▸ **What the task asks**
Gather the lines that hold the string "this".

(Charts and diagrams as code)
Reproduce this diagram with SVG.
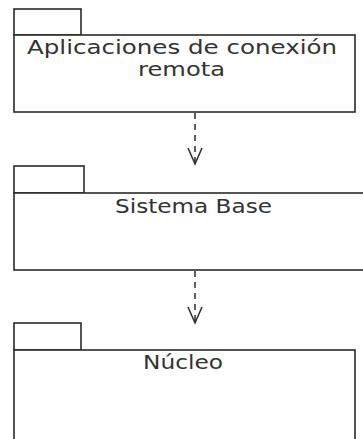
<svg xmlns="http://www.w3.org/2000/svg" width="363" height="439" viewBox="0 0 363 439">
  <style>
    .pkg { fill: #ffffff; stroke: #2b2b2b; stroke-width: 1.6; }
    .lbl { font-family: "DejaVu Sans", Verdana, sans-serif; font-size: 19px; fill: #333333; text-anchor: middle; }
    .dep { fill: none; stroke: #2b2b2b; stroke-width: 1.5; stroke-dasharray: 6 5; }
    .head { fill: none; stroke: #2b2b2b; stroke-width: 1.5; stroke-linejoin: miter; }
  </style>
  <rect x="0" y="0" width="363" height="439" fill="#ffffff"/>
  <g id="node-aplicaciones">
    <rect class="pkg" x="14" y="9" width="67" height="26"/>
    <rect class="pkg" x="14" y="35" width="341" height="77"/>
    <text class="lbl" x="182" y="53.5" textLength="310" lengthAdjust="spacingAndGlyphs">Aplicaciones de conexión</text>
    <text class="lbl" x="181.5" y="75.5" textLength="87" lengthAdjust="spacingAndGlyphs">remota</text>
  </g>
  <g id="node-sistema-base">
    <rect class="pkg" x="14" y="166" width="70" height="27"/>
    <rect class="pkg" x="14" y="193" width="360" height="77"/>
    <text class="lbl" x="193.5" y="212.5" textLength="157" lengthAdjust="spacingAndGlyphs">Sistema Base</text>
  </g>
  <g id="node-nucleo">
    <rect class="pkg" x="14" y="323" width="67" height="27"/>
    <rect class="pkg" x="14" y="350" width="341" height="100"/>
    <text class="lbl" x="183" y="369" textLength="80" lengthAdjust="spacingAndGlyphs">Núcleo</text>
  </g>
  <g id="connectors">
    <line class="dep" x1="195" y1="113" x2="195" y2="163"/>
    <polyline class="head" points="188,148 195,164 202,148"/>
    <line class="dep" x1="195" y1="271" x2="195" y2="321"/>
    <polyline class="head" points="188,307 195,323 202,307"/>
  </g>
</svg>
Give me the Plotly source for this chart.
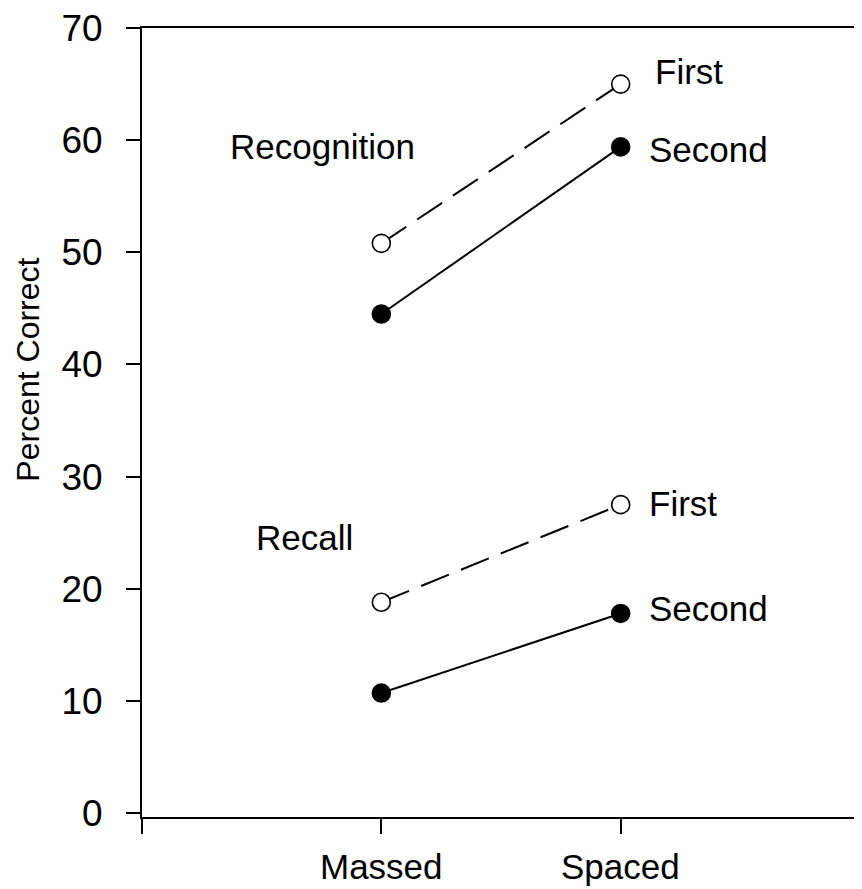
import plotly.graph_objects as go

conditions = ["Massed", "Spaced"]
cond_x = [1, 2]
recog_first = [50.8, 65.0]
recog_second = [44.5, 59.4]
recall_first = [18.8, 27.5]
recall_second = [10.7, 17.8]
y_ticks = [0, 10, 20, 30, 40, 50, 60, 70]

FONT = "Liberation Sans, Arial, sans-serif"

fig = go.Figure()

def add_series(yvals, filled, dashed):
    fig.add_trace(go.Scatter(
        x=cond_x, y=yvals, mode="lines+markers",
        line=dict(color="black", width=2, dash="30px,13px" if dashed else "solid"),
        marker=dict(size=18, color="black" if filled else "white",
                    line=dict(color="black", width=1.6)),
        showlegend=False, hoverinfo="skip"))

add_series(recog_first, False, True)
add_series(recog_second, True, False)
add_series(recall_first, False, True)
add_series(recall_second, True, False)

annots = [
    ("First", 2.135, 66.1), ("Second", 2.11, 59.2),
    ("First", 2.11, 27.6), ("Second", 2.11, 18.2),
]
for txt, xx, yy in annots:
    fig.add_annotation(x=xx, y=yy, text=txt, showarrow=False, xanchor="left",
                       yanchor="middle", font=dict(size=35, color="black", family=FONT))

fig.add_annotation(x=0.754, y=59.4, text="Recognition", showarrow=False,
                   xanchor="center", yanchor="middle",
                   font=dict(size=35, color="black", family=FONT))
fig.add_annotation(x=0.68, y=24.6, text="Recall", showarrow=False,
                   xanchor="center", yanchor="middle",
                   font=dict(size=35, color="black", family=FONT))
fig.add_annotation(x=-0.158, xref="paper", y=39.5, yref="y", text="Percent Correct",
                   showarrow=False, textangle=-90, xanchor="center", yanchor="middle",
                   font=dict(size=32, color="black", family=FONT))

# category labels placed below the x axis
for cx, lab in zip(cond_x, conditions):
    fig.add_annotation(x=cx, xref="x", y=-0.063, yref="paper", text=lab,
                       showarrow=False, xanchor="center", yanchor="middle",
                       font=dict(size=35, color="black", family=FONT))

fig.update_xaxes(range=[0, 3], tickvals=[0] + cond_x, showticklabels=False,
                 ticks="outside", ticklen=15, tickwidth=1.5, tickcolor="black",
                 showline=True, linecolor="black", linewidth=2, mirror=True,
                 showgrid=False, zeroline=False)
fig.update_yaxes(range=[-0.35, 70], tickvals=y_ticks,
                 ticks="outside", ticklen=14, tickwidth=1.5, tickcolor="black",
                 showline=True, linecolor="black", linewidth=2, mirror=True,
                 showgrid=False, zeroline=False, ticklabelstandoff=16,
                 ticklabeloverflow="allow",
                 tickfont=dict(size=37, color="black", family=FONT))

# the page body adds an 8px offset, so the figure is sized to fill the rest of the window
fig.update_layout(width=854, height=881, plot_bgcolor="white", paper_bgcolor="white",
                  margin=dict(l=134, r=0, t=16, b=72))

fig.write_html("out.html")
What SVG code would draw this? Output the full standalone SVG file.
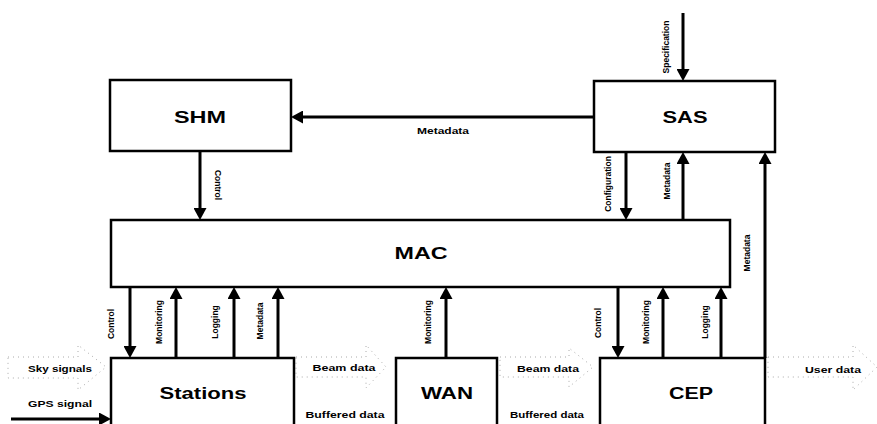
<svg xmlns="http://www.w3.org/2000/svg" width="877" height="424" viewBox="0 0 877 424">
<defs>
<style>
.box{fill:#fff;stroke:#000;stroke-width:2.5}
.nl{font-family:"Liberation Sans",Arial,sans-serif;font-weight:bold;font-size:16px;text-anchor:middle;fill:#000}
.sl{font-family:"Liberation Sans",Arial,sans-serif;font-weight:bold;font-size:8.5px;text-anchor:middle;fill:#000}
.ar{stroke:#000;stroke-width:3;fill:none;marker-end:url(#ah)}
.hol{fill:none;stroke:#aaa;stroke-width:1;stroke-dasharray:1 4}
</style>
<marker id="ah" markerWidth="13" markerHeight="13" refX="3" refY="6.5" orient="auto" markerUnits="userSpaceOnUse">
<path d="M0,0 L12,6.5 L0,13 z" fill="#000"/>
</marker>
</defs>
<rect width="877" height="424" fill="#fff"/>

<g id="connectors">
<line class="ar" x1="683" y1="13" x2="683" y2="72"/>
<line class="ar" x1="594" y1="117" x2="300" y2="117"/>
<line class="ar" x1="200" y1="151" x2="200" y2="211"/>
<line class="ar" x1="626" y1="152" x2="626" y2="211"/>
<line class="ar" x1="683" y1="220" x2="683" y2="161"/>
<line class="ar" x1="765" y1="358" x2="765" y2="161"/>
<line class="ar" x1="130" y1="287" x2="130" y2="349"/>
<line class="ar" x1="176" y1="358" x2="176" y2="296"/>
<line class="ar" x1="234" y1="358" x2="234" y2="296"/>
<line class="ar" x1="278" y1="358" x2="278" y2="296"/>
<line class="ar" x1="446" y1="358" x2="446" y2="296"/>
<line class="ar" x1="618" y1="287" x2="618" y2="349"/>
<line class="ar" x1="663" y1="358" x2="663" y2="296"/>
<line class="ar" x1="721" y1="358" x2="721" y2="296"/>
<line class="ar" x1="11" y1="419" x2="102" y2="419"/>
<polygon class="hol" points="8,357 78,357 78,345 106,367 78,390 78,378 8,378"/>
<polygon class="hol" points="296,357 366,357 366,345 386,367 366,388 366,377 296,377"/>
<polygon class="hol" points="500,357 569,357 569,348 593,367 569,387 569,377 500,377"/>
<polygon class="hol" points="768,357 853,357 853,345 877,367 853,390 853,377 768,377"/>

<text class="sl" transform="translate(666,47) rotate(-90)" dy="0.35em">Specification</text>
<text class="sl" x="443" y="134" textLength="52" lengthAdjust="spacingAndGlyphs">Metadata</text>
<text class="sl" transform="translate(218,185) rotate(90)" dy="0.35em">Control</text>
<text class="sl" transform="translate(608,184) rotate(-90)" dy="0.35em">Configuration</text>
<text class="sl" transform="translate(667,181) rotate(-90)" dy="0.35em">Metadata</text>
<text class="sl" transform="translate(747,253) rotate(-90)" dy="0.35em">Metadata</text>
<text class="sl" transform="translate(111,324) rotate(-90)" dy="0.35em">Control</text>
<text class="sl" transform="translate(159,322) rotate(-90)" dy="0.35em">Monitoring</text>
<text class="sl" transform="translate(215,322) rotate(-90)" dy="0.35em">Logging</text>
<text class="sl" transform="translate(260,321) rotate(-90)" dy="0.35em">Metadata</text>
<text class="sl" transform="translate(428,322) rotate(-90)" dy="0.35em">Monitoring</text>
<text class="sl" transform="translate(598,323) rotate(-90)" dy="0.35em">Control</text>
<text class="sl" transform="translate(646,322) rotate(-90)" dy="0.35em">Monitoring</text>
<text class="sl" transform="translate(705,322) rotate(-90)" dy="0.35em">Logging</text>
<text class="sl" x="60" y="372" textLength="64" lengthAdjust="spacingAndGlyphs">Sky signals</text>
<text class="sl" x="60" y="407" textLength="64" lengthAdjust="spacingAndGlyphs">GPS signal</text>
<text class="sl" x="344" y="371" textLength="63" lengthAdjust="spacingAndGlyphs">Beam data</text>
<text class="sl" x="345" y="418" textLength="79" lengthAdjust="spacingAndGlyphs">Buffered data</text>
<text class="sl" x="548" y="372" textLength="62" lengthAdjust="spacingAndGlyphs">Beam data</text>
<text class="sl" x="547" y="418" textLength="74" lengthAdjust="spacingAndGlyphs">Buffered data</text>
<text class="sl" x="833" y="373" textLength="56" lengthAdjust="spacingAndGlyphs">User data</text>
</g>

<g id="SHM">
<rect class="box" x="110" y="80" width="181" height="71"/>
<text class="nl" x="200" y="123" textLength="52" lengthAdjust="spacingAndGlyphs">SHM</text>
</g>
<g id="SAS">
<rect class="box" x="594" y="81" width="181" height="71"/>
<text class="nl" x="685" y="123" textLength="45" lengthAdjust="spacingAndGlyphs">SAS</text>
</g>
<g id="MAC">
<rect class="box" x="111" y="220" width="619" height="67"/>
<text class="nl" x="421" y="259" textLength="53" lengthAdjust="spacingAndGlyphs">MAC</text>
</g>
<g id="Stations">
<rect class="box" x="111" y="358" width="183" height="80"/>
<text class="nl" x="203" y="399" textLength="87" lengthAdjust="spacingAndGlyphs">Stations</text>
</g>
<g id="WAN">
<rect class="box" x="396" y="358" width="101" height="80"/>
<text class="nl" x="447" y="399" textLength="52" lengthAdjust="spacingAndGlyphs">WAN</text>
</g>
<g id="CEP">
<rect class="box" x="600" y="358" width="165" height="80"/>
<text class="nl" x="691" y="399" textLength="44" lengthAdjust="spacingAndGlyphs">CEP</text>
</g>
</svg>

▸ **Finished exercise**
Reproduce this diagram with SVG.
Give me the Plotly source for this chart.
What SVG code would draw this? Output the full standalone SVG file.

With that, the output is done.